**Instructions to follow**.
Write out the listing from the line with "Convert this chart to D3.js code." to the line with "0.047,0.059,0.090,0.081,0.087,0.073,0.102,0.108,0.136,0.145];", both lines included, exactly and nothing beyond. Leave pictures out.

........

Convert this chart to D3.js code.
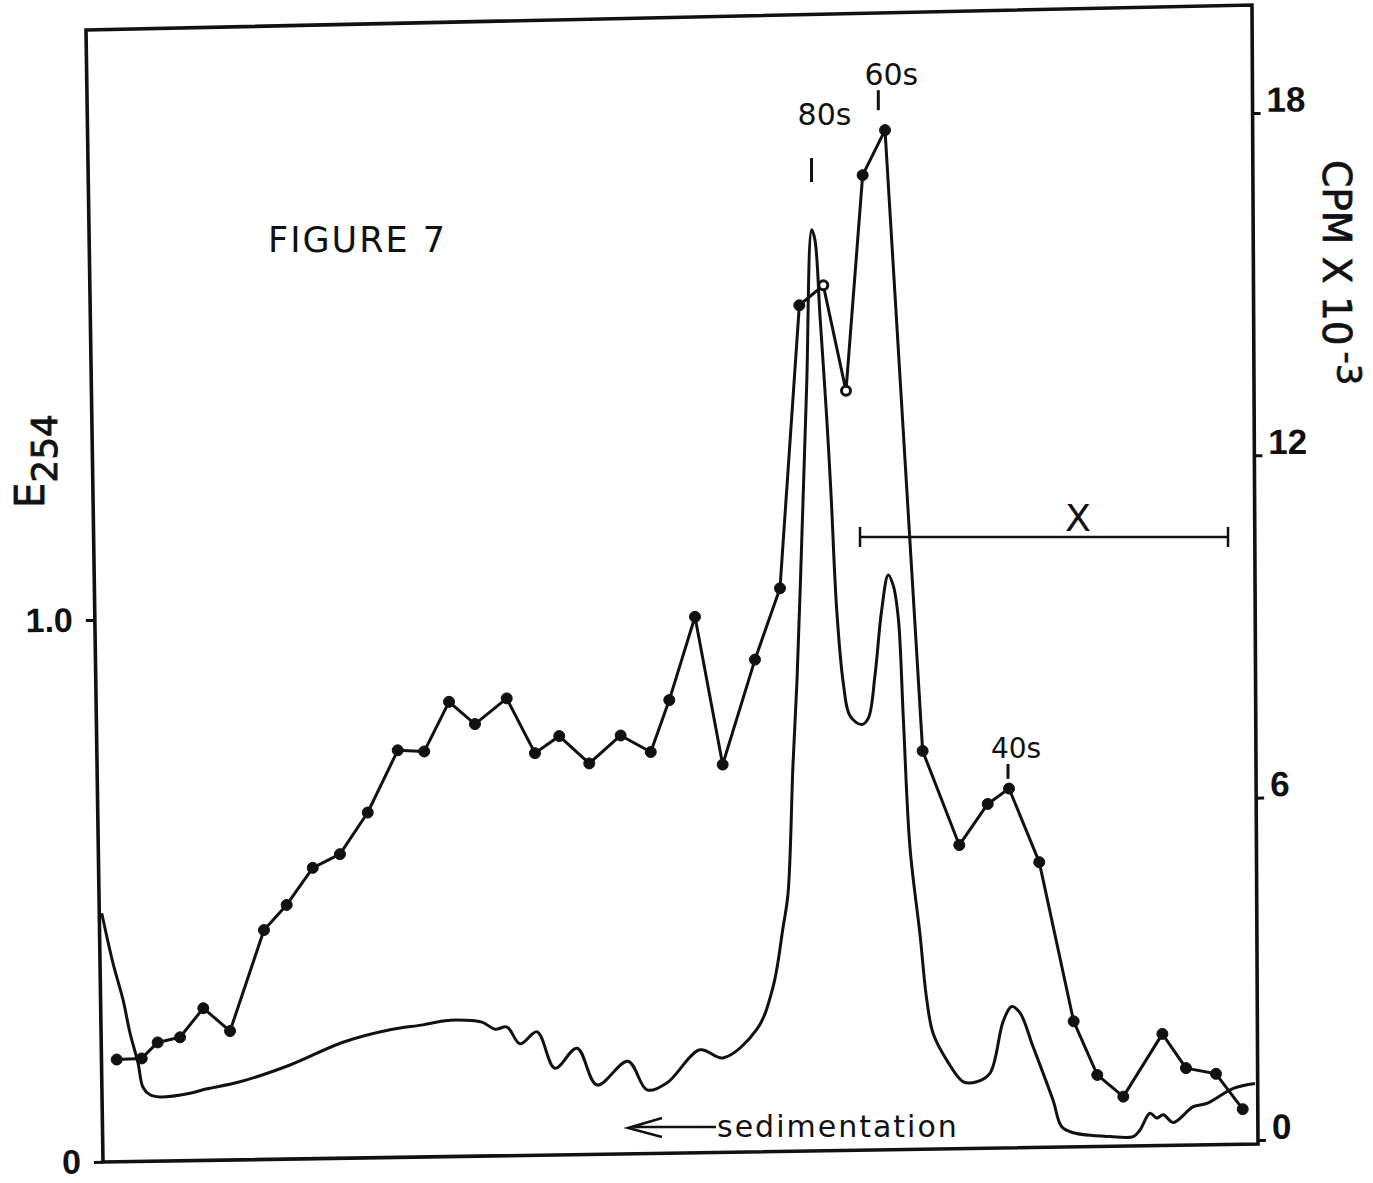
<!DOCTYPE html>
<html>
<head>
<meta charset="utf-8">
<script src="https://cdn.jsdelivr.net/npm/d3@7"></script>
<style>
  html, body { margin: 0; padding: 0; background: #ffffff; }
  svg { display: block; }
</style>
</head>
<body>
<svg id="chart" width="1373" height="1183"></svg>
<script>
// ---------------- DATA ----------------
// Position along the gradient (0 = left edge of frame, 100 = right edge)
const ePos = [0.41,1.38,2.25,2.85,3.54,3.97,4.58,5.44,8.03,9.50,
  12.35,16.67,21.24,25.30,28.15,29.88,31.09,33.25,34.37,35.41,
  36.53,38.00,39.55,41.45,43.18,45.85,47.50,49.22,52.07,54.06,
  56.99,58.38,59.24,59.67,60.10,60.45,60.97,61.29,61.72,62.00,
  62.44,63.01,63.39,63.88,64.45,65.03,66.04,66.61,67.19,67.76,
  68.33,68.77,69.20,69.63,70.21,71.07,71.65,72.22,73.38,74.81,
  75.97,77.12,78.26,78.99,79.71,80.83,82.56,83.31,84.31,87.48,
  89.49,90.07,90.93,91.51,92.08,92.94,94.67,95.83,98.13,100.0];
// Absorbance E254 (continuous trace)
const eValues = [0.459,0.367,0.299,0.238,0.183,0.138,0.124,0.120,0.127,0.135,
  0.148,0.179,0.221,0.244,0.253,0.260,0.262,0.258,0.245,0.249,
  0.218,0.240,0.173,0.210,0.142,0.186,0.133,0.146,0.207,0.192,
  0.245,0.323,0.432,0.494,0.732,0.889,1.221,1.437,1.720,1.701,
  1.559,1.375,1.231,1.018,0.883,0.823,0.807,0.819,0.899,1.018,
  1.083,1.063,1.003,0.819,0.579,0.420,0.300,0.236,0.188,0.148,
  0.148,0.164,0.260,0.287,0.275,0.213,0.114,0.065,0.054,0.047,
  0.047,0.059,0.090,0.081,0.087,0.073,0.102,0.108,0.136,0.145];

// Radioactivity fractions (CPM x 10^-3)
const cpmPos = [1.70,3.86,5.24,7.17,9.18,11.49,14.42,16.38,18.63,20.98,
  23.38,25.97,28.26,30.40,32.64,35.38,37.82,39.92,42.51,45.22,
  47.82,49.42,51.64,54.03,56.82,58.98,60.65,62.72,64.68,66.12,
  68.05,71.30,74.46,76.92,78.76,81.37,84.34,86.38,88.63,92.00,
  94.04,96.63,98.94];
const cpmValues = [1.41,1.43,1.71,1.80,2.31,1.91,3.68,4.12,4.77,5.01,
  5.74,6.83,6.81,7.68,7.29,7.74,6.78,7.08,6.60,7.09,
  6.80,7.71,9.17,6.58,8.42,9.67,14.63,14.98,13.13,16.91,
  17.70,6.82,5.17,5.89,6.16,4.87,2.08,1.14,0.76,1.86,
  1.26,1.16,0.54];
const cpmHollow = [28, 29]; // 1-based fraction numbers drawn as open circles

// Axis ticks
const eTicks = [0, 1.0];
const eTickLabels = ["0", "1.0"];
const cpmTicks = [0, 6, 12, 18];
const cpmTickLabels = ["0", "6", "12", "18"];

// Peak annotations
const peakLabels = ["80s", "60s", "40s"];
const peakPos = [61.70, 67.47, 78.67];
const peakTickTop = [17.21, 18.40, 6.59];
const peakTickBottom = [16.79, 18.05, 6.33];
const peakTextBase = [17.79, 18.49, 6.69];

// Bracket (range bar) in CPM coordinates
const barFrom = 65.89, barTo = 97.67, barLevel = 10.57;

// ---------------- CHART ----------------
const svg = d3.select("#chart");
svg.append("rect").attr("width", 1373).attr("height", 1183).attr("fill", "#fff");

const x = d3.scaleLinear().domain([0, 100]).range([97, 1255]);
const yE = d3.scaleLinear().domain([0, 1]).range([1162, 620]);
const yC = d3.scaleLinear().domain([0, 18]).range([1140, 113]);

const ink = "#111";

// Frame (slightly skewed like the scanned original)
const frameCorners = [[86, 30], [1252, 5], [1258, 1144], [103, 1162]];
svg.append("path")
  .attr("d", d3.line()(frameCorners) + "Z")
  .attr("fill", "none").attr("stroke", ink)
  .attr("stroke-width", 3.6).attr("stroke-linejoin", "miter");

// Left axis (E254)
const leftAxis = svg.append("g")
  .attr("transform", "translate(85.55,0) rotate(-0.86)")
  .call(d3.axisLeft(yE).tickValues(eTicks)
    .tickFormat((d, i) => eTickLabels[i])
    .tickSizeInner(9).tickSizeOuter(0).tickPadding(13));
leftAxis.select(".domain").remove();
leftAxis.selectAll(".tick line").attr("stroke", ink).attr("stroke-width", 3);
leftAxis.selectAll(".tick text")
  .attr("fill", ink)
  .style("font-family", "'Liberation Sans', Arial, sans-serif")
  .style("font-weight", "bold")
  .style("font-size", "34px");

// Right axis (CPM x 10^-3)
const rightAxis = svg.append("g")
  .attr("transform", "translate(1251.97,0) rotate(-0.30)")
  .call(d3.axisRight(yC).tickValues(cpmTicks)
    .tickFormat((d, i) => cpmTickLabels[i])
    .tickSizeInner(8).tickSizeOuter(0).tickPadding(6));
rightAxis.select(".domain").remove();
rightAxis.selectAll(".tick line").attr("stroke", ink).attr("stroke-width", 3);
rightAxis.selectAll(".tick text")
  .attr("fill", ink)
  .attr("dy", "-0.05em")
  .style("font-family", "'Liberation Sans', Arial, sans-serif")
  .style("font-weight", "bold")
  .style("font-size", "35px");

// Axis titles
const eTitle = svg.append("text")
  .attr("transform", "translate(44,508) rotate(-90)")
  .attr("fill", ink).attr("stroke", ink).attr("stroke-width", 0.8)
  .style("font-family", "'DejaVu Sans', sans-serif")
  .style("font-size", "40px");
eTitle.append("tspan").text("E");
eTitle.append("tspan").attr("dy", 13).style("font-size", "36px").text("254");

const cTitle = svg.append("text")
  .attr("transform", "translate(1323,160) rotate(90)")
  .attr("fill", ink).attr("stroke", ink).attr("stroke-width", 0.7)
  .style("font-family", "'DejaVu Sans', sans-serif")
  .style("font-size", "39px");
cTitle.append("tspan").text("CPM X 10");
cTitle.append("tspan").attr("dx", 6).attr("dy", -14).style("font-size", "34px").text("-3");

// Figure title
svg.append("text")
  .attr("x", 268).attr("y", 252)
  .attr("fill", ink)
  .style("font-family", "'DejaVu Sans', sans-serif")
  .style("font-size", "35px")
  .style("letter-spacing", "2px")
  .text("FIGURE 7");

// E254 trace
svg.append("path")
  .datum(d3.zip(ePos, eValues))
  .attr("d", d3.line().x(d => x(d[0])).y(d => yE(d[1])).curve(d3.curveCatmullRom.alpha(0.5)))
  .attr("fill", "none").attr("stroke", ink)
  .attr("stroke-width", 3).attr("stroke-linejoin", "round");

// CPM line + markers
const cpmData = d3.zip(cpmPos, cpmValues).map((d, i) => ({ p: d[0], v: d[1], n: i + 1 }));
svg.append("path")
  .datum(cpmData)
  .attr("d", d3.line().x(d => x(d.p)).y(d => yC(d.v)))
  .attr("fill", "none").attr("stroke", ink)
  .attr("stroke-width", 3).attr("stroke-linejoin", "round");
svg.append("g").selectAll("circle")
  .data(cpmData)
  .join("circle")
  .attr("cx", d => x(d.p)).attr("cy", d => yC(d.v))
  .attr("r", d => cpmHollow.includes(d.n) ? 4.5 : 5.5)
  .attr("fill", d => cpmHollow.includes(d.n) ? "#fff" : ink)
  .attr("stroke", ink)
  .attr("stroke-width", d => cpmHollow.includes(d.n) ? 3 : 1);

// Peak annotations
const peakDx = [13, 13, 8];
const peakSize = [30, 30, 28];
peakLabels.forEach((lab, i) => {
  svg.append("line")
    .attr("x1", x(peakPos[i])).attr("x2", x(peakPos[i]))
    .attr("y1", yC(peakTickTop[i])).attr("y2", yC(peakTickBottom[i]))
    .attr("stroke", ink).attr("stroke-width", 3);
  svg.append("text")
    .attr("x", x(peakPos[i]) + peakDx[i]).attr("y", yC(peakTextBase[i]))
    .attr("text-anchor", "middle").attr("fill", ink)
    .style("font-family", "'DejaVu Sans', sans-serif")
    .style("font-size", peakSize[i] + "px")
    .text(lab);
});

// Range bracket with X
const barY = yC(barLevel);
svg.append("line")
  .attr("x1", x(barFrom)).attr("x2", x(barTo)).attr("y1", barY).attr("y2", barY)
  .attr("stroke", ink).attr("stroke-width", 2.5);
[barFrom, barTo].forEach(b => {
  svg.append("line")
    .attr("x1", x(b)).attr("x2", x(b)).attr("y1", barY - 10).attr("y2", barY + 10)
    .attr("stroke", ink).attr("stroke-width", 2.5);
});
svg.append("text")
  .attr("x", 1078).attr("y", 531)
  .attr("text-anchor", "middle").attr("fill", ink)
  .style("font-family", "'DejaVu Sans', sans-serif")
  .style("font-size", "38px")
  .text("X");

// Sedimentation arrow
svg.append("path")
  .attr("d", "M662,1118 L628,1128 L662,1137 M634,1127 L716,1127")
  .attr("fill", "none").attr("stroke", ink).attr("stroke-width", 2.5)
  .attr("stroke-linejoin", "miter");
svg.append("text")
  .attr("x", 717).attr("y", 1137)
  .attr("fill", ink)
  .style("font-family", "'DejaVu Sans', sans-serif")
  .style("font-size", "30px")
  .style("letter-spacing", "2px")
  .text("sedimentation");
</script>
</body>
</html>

........

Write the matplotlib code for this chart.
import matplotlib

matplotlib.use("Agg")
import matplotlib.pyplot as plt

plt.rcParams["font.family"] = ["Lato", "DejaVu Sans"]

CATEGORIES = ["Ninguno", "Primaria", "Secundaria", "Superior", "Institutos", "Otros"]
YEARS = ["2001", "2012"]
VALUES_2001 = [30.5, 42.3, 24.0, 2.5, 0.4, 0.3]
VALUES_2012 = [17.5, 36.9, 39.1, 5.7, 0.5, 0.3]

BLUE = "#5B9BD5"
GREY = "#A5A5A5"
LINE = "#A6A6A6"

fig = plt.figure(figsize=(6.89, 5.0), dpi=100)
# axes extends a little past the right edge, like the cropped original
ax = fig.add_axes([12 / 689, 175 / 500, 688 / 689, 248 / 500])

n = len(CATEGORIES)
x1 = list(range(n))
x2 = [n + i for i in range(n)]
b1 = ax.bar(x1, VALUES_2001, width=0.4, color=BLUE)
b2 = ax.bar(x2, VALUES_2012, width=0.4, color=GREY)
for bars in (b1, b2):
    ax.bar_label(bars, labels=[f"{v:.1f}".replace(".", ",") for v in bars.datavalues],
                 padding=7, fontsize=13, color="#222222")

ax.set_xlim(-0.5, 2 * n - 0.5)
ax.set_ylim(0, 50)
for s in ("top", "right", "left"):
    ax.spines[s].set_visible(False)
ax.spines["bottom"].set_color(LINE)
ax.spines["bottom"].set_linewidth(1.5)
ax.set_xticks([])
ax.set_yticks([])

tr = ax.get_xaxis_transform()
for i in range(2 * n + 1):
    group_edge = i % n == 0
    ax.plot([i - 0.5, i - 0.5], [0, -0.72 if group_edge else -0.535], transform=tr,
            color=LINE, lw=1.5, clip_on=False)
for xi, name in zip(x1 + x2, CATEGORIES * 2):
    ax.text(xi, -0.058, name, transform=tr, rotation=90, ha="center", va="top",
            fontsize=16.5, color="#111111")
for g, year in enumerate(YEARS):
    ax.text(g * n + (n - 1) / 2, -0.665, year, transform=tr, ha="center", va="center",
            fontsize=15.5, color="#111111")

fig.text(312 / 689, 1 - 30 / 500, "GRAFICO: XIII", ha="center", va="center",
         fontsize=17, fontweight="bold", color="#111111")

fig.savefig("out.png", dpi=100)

........

**Answer in full**.
Convert this chart to D3.js code.
<!DOCTYPE html>
<html>
<head>
<meta charset="utf-8">
<script src="https://cdn.jsdelivr.net/npm/d3@7"></script>
<style>
  html, body { margin: 0; padding: 0; background: #ffffff; }
  svg { display: block; }
</style>
</head>
<body>
<svg id="chart" width="1373" height="1183"></svg>
<script>
// ---------------- DATA ----------------
// Position along the gradient (0 = left edge of frame, 100 = right edge)
const ePos = [0.41,1.38,2.25,2.85,3.54,3.97,4.58,5.44,8.03,9.50,
  12.35,16.67,21.24,25.30,28.15,29.88,31.09,33.25,34.37,35.41,
  36.53,38.00,39.55,41.45,43.18,45.85,47.50,49.22,52.07,54.06,
  56.99,58.38,59.24,59.67,60.10,60.45,60.97,61.29,61.72,62.00,
  62.44,63.01,63.39,63.88,64.45,65.03,66.04,66.61,67.19,67.76,
  68.33,68.77,69.20,69.63,70.21,71.07,71.65,72.22,73.38,74.81,
  75.97,77.12,78.26,78.99,79.71,80.83,82.56,83.31,84.31,87.48,
  89.49,90.07,90.93,91.51,92.08,92.94,94.67,95.83,98.13,100.0];
// Absorbance E254 (continuous trace)
const eValues = [0.459,0.367,0.299,0.238,0.183,0.138,0.124,0.120,0.127,0.135,
  0.148,0.179,0.221,0.244,0.253,0.260,0.262,0.258,0.245,0.249,
  0.218,0.240,0.173,0.210,0.142,0.186,0.133,0.146,0.207,0.192,
  0.245,0.323,0.432,0.494,0.732,0.889,1.221,1.437,1.720,1.701,
  1.559,1.375,1.231,1.018,0.883,0.823,0.807,0.819,0.899,1.018,
  1.083,1.063,1.003,0.819,0.579,0.420,0.300,0.236,0.188,0.148,
  0.148,0.164,0.260,0.287,0.275,0.213,0.114,0.065,0.054,0.047,
  0.047,0.059,0.090,0.081,0.087,0.073,0.102,0.108,0.136,0.145];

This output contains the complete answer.